This study examines the degree to which the application of Article 101(1) Treaty of the Functioning of the European Union (TFEU) to patent technology transfer licensing agreements considers and promotes innovation. The study presents a new view on the patent-antitrust intersection, by exploring the competition law assessment of licensing agreements in light of the economic concept of innovation, licensing efficiency and transactional hazards.
The survey of the academic literature on patent licensing agreements suggests two points. Firstly, innovation cannot be equated to the invention protected by a patent right but includes the commercialization of the end-product. Licensing is a necessity in the innovation process, in particular, because of the patent holder’s lack of complementary assets. In addition, the effects of licensing on dynamic competition include also the impact on follow-up innovation. Secondly, licensing creates transactional hazards. A competition law assessment of licenses that promotes innovation must therefore adequately take into account the transactional hazards for both parties (licensing efficiency) when balancing market rivalry and dynamic competition.

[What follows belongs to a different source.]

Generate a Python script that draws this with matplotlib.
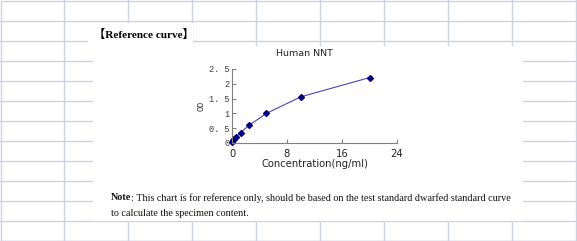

The analysis of Article 101 TFEU suggests that the Commission has adopted a broad view on innovation. Transactional hazards and effects on follow-up innovation are taken into account to a certain degree. The rules are also found to incorporate an effects-based analysis which has the result that transactional hazards are given less weight in the balance with the protection of market rivalry. Competition law may therefore prohibit agreements that pertain to resolve transactional hazards that arguably increase dynamic efficiency because of the presence of market power. The study therefore suggests that the assessment of justifications of restrictive clauses under competition law should focus less on market power and more on licensing efficiency.